Top, a sector rule. Below, a conventional mechanical divider.

Another Galileo invention was the sector, though some credit the invention to an Englishman named Thomas Hood. A sector is a pair of legs connected at one end by a rotating joint. In this regard, it resembles a simple mechanical divider except that the sector contains numerical scales inscribed upon each leg. In use, problems are set up using a pair of dividers to determine the appropriate opening of the jointed legs. The answer is taken as a dimension using the dividers.

There are numerous scales on the sector. The innermost scales are called the arithmetic lines because they are marked in an arithmetical progression. The next scales are geometric lines and are divided in lengths which vary as the square root of the labeled values. Next are stereometric lines are so called because their divisions are according to the ratios of solid bodies, so when given one edge of any solid body, the corresponding edge of a similar one has a given volume ratio to the first. Metallic lines provide a means of getting the ratios and differences of specific weight between the materials. With the instrument set at any opening, the intervals between any correspondingly marked pair of points will give the diameters of balls (or sides of other solid bodies) similar to one another and equal in weight.
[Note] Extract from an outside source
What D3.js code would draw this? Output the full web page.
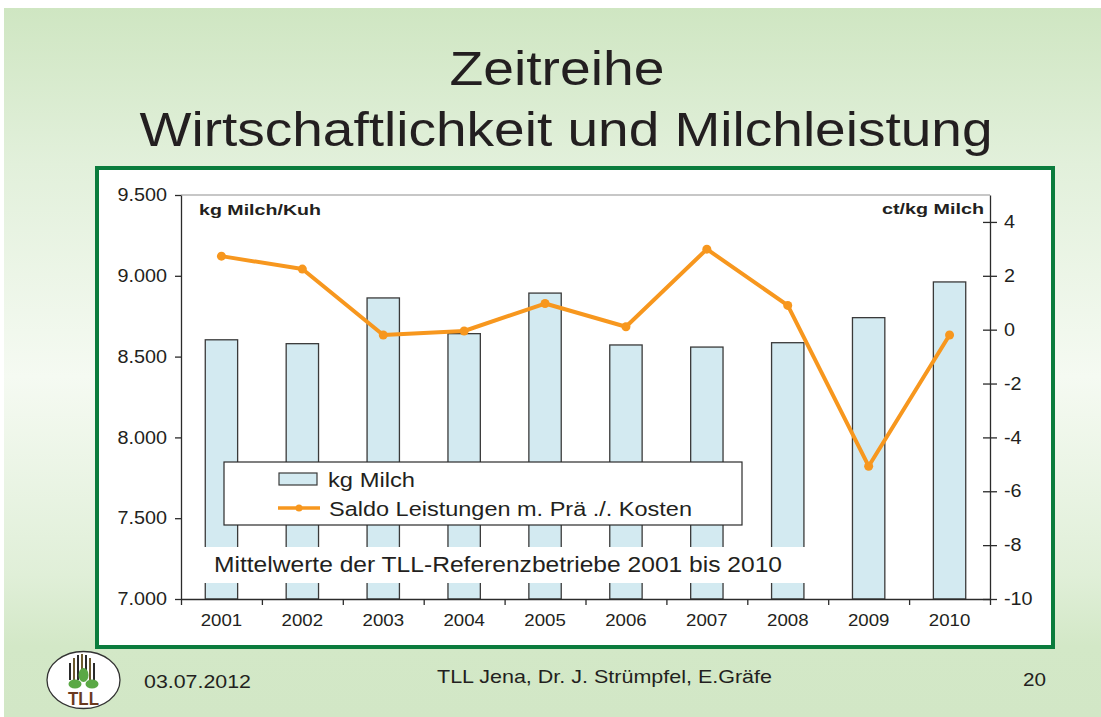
<!DOCTYPE html>
<html>
<head>
<meta charset="utf-8">
<script src="https://cdn.jsdelivr.net/npm/d3@7"></script>
<style>
  html, body { margin: 0; padding: 0; background: #ffffff; }
  svg { display: block; font-family: Arial, "Liberation Sans", sans-serif; }
</style>
</head>
<body>
<svg id="chart" width="1101" height="717"></svg>
<script>
// ---- data ----
const years = ["2001","2002","2003","2004","2005","2006","2007","2008","2009","2010"];
const milk = [8604, 8580, 8863, 8642, 8893, 8572, 8559, 8586, 8741, 8962];   // kg Milch/Kuh
const saldo = [2.73, 2.25, -0.20, -0.05, 0.97, 0.11, 2.99, 0.90, -5.07, -0.20]; // ct/kg Milch
const leftTicks = [7000, 7500, 8000, 8500, 9000, 9500];
const rightTicks = [-10, -8, -6, -4, -2, 0, 2, 4];
const titleLines = ["Zeitreihe", "Wirtschaftlichkeit und Milchleistung"];
const seriesNames = ["kg Milch", "Saldo Leistungen m. Prä ./. Kosten"];
const axisTitles = ["kg Milch/Kuh", "ct/kg Milch"];
const noteText = "Mittelwerte der TLL-Referenzbetriebe 2001 bis 2010";
const footer = { date: "03.07.2012", authors: "TLL Jena, Dr. J. Strümpfel, E.Gräfe", page: "20" };

const STRETCH = 1.13;
const textColor = "#231f20";
const barFill = "#d3eaf1";
const lineColor = "#f7971e";

const svg = d3.select("#chart");
const defs = svg.append("defs");
const grad = defs.append("linearGradient").attr("id", "bg").attr("x1", 0).attr("y1", 0).attr("x2", 0).attr("y2", 1);
[[0, "#cfe6c2"], [0.22, "#e2f0db"], [0.52, "#f5faf2"], [0.8, "#e0efd8"], [0.9, "#d3e8c7"], [1, "#d2e7c6"]]
  .forEach(([o, c]) => grad.append("stop").attr("offset", o).attr("stop-color", c));

// slide background
svg.append("rect").attr("x", 4).attr("y", 8).attr("width", 1097).attr("height", 709).attr("fill", "url(#bg)");

// title
svg.append("text").attr("class", "fixed").attr("x", 557).attr("y", 85).attr("text-anchor", "middle")
  .attr("font-size", 49).attr("fill", textColor).attr("textLength", 215).attr("lengthAdjust", "spacingAndGlyphs")
  .text(titleLines[0]);
svg.append("text").attr("class", "fixed").attr("x", 566).attr("y", 146).attr("text-anchor", "middle")
  .attr("font-size", 49).attr("fill", textColor).attr("textLength", 853).attr("lengthAdjust", "spacingAndGlyphs")
  .text(titleLines[1]);

// chart frame
svg.append("rect").attr("x", 97).attr("y", 168).attr("width", 956).attr("height", 479)
  .attr("fill", "#ffffff").attr("stroke", "#0b7c3d").attr("stroke-width", 4);

// scales
const x0 = 181, x1 = 990, yT = 195, yB = 599;
const x = d3.scaleBand().domain(years).range([x0, x1]).paddingInner(0.6).paddingOuter(0.3);
const xEdges = d3.scaleLinear().domain([0, years.length]).range([x0, x1]);
const yL = d3.scaleLinear().domain([7000, 9500]).range([yB, yT]);
const yR = d3.scaleLinear().domain([-10, 5]).range([yB, yT]);

const de = d3.formatLocale({ decimal: ",", thousands: ".", grouping: [3], currency: ["", " €"], minus: "-" });
const fmtL = de.format(",.0f");
const fmtR = de.format("d");

// top border line of plot
svg.append("line").attr("x1", x0).attr("x2", x1).attr("y1", yT).attr("y2", yT)
  .attr("stroke", "#b5b5b5").attr("stroke-width", 1.5);

// bars
svg.append("g").selectAll("rect").data(years).join("rect")
  .attr("x", d => x(d)).attr("width", x.bandwidth())
  .attr("y", (d, i) => yL(milk[i])).attr("height", (d, i) => yB - yL(milk[i]))
  .attr("fill", barFill).attr("stroke", "#3a3a3a").attr("stroke-width", 1.3);

// axes
const gL = svg.append("g").attr("transform", `translate(${x0},0)`)
  .call(d3.axisLeft(yL).tickValues(leftTicks).tickFormat(fmtL).tickSize(6).tickSizeOuter(0).tickPadding(8));
const gR = svg.append("g").attr("transform", `translate(${x1},0)`)
  .call(d3.axisRight(yR).tickValues(rightTicks).tickFormat(fmtR).tickSize(7).tickSizeOuter(0).tickPadding(7));
gR.selectAll(".tick line").attr("x1", -7);
const gB = svg.append("g").attr("transform", `translate(0,${yB})`)
  .call(d3.axisBottom(x).tickSize(0).tickPadding(15));
gB.select(".domain").remove();
const gE = svg.append("g").attr("transform", `translate(0,${yB})`)
  .call(d3.axisBottom(xEdges).ticks(years.length).tickFormat("").tickSize(6).tickSizeOuter(0));

[gL, gR, gB, gE].forEach(g => {
  g.selectAll(".domain").attr("stroke", "#2b2b2b").attr("stroke-width", 1.3);
  g.selectAll(".tick line").attr("stroke", "#2b2b2b").attr("stroke-width", 1.3);
  g.selectAll("text").attr("class", "stretch").attr("fill", textColor)
    .attr("font-family", "Arial, 'Liberation Sans', sans-serif");
});
gL.selectAll("text").attr("font-size", 17.5);
gR.selectAll("text").attr("font-size", 17.5);
gB.selectAll("text").attr("font-size", 16.5);

// axis titles
svg.append("text").attr("x", 199).attr("y", 215).attr("font-size", 15).attr("font-weight", "bold")
  .attr("fill", textColor).attr("textLength", 122).attr("lengthAdjust", "spacingAndGlyphs").text(axisTitles[0]);
svg.append("text").attr("x", 984).attr("y", 214).attr("text-anchor", "end").attr("font-size", 15).attr("font-weight", "bold")
  .attr("fill", textColor).attr("textLength", 102).attr("lengthAdjust", "spacingAndGlyphs").text(axisTitles[1]);

// legend
const lg = svg.append("g");
lg.append("rect").attr("x", 224).attr("y", 462).attr("width", 518).attr("height", 63)
  .attr("fill", "#ffffff").attr("stroke", "#2b2b2b").attr("stroke-width", 1.2);
lg.append("rect").attr("x", 279).attr("y", 473).attr("width", 38).attr("height", 12)
  .attr("fill", barFill).attr("stroke", "#3a3a3a").attr("stroke-width", 1.2);
lg.append("text").attr("x", 328).attr("y", 487).attr("font-size", 20.5).attr("fill", textColor)
  .attr("textLength", 87).attr("lengthAdjust", "spacingAndGlyphs").text(seriesNames[0]);
lg.append("line").attr("x1", 278).attr("x2", 320).attr("y1", 508).attr("y2", 508)
  .attr("stroke", lineColor).attr("stroke-width", 3.5);
lg.append("circle").attr("cx", 299).attr("cy", 508).attr("r", 3.5).attr("fill", lineColor);
lg.append("text").attr("x", 329).attr("y", 516).attr("font-size", 20.5).attr("fill", textColor)
  .attr("textLength", 363).attr("lengthAdjust", "spacingAndGlyphs").text(seriesNames[1]);

// note with white backing
svg.append("rect").attr("x", 200).attr("y", 547).attr("width", 630).attr("height", 36).attr("fill", "#ffffff");
svg.append("text").attr("x", 214).attr("y", 572).attr("font-size", 21.5).attr("fill", textColor)
  .attr("textLength", 568).attr("lengthAdjust", "spacingAndGlyphs").text(noteText);

// line series
const cx = d => x(d) + x.bandwidth() / 2;
svg.append("path").datum(years)
  .attr("d", d3.line().x(d => cx(d)).y((d, i) => yR(saldo[i])))
  .attr("fill", "none").attr("stroke", lineColor).attr("stroke-width", 4).attr("stroke-linejoin", "round");
svg.append("g").selectAll("circle").data(years).join("circle")
  .attr("cx", d => cx(d)).attr("cy", (d, i) => yR(saldo[i])).attr("r", 4.5).attr("fill", lineColor);

// footer
svg.append("text").attr("x", 144).attr("y", 688).attr("font-size", 19).attr("fill", textColor)
  .attr("textLength", 107).attr("lengthAdjust", "spacingAndGlyphs").text(footer.date);
svg.append("text").attr("x", 437).attr("y", 683).attr("font-size", 19).attr("fill", textColor)
  .attr("textLength", 335).attr("lengthAdjust", "spacingAndGlyphs").text(footer.authors);
svg.append("text").attr("x", 1046).attr("y", 686).attr("text-anchor", "end").attr("font-size", 19).attr("fill", textColor)
  .attr("textLength", 23).attr("lengthAdjust", "spacingAndGlyphs").text(footer.page);

// logo
const logo = svg.append("g");
logo.append("ellipse").attr("cx", 83.5).attr("cy", 680).attr("rx", 36.5).attr("ry", 28.5)
  .attr("fill", "#ffffff").attr("stroke", "#333333").attr("stroke-width", 1.3);
[70, 74, 78, 82, 86, 90, 94].forEach((px, i) => {
  const top = [663, 658, 655, 654, 655, 658, 663][i];
  logo.append("line").attr("x1", px).attr("x2", px).attr("y1", top).attr("y2", 680)
    .attr("stroke", i % 2 ? "#6b5a2e" : "#2a2a2a").attr("stroke-width", 2);
});
[[83.5, 675, 5, 7], [75, 684, 6.5, 4.5], [92, 684, 6.5, 4.5]].forEach(([ex, ey, rx, ry]) =>
  logo.append("ellipse").attr("cx", ex).attr("cy", ey).attr("rx", rx).attr("ry", ry).attr("fill", "#5aa845"));
logo.append("text").attr("x", 83.5).attr("y", 705).attr("text-anchor", "middle").attr("font-size", 18)
  .attr("font-weight", "bold").attr("fill", "#6b3a1f").attr("textLength", 31).attr("lengthAdjust", "spacingAndGlyphs")
  .text("TLL");

// horizontal stretch of tick labels (slide was widened)
svg.selectAll("text.stretch").each(function () {
  const w = this.getComputedTextLength();
  d3.select(this).attr("textLength", w * STRETCH).attr("lengthAdjust", "spacingAndGlyphs");
});
</script>
</body>
</html>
Polygraphic lines yield the radius of the circle that will contain s specified regular polygon. Tetragonic Lines give the square of all regular areas and circles. Added Lines are marked with two series of numbers and used in conjunction with other scales for a number of complex calculations. Specialized scales for area, volume and trigonometrical calculations, as well as simpler arithmetical problems, eventually got added.

Sectors are still widely used woodworking tools. They were even used by early cannoneers to accurately aim their cannons.

The sector tool is based on rules of geometry, specifically that similar triangles have similar length ratios between their various sides. For example, when two triangles of different sizes each have the same three angles, the ratio of the length of the sides to the ratio of the length of the bases are the same.

In use, problems are set up using a pair of dividers to determine the appropriate opening of the jointed legs and the answer is taken off directly as a dimension using the dividers. For example, suppose the goal is to determine the circumference of a circle knowing its diameter. The first step is to open the jaws of a mechanical divider so the tips equal the diameter in question. The sector is then adjusted so the divider tips hit D (for diameter) on the line of circles on both jaws of the sector. Without changing the sector jaw angle, the mechanical divider tips are then moved to the C (circumference) spot on the line of circles and adjusted so they hit C on both scales. Finally, the mechanical divider is moved to the line of calculation where one tip goes on the zero point. The answer is read at the point on this line where the other mechanical divider tip touches.

Precision sector rules can be a bit pricey. We recently found one on eBay, made from ivory and measuring 6-in long, going for a mere $245. Fortunately, there are also DIY plans for making your own sector available, including a project covered in a recent issue of *Make:* magazine.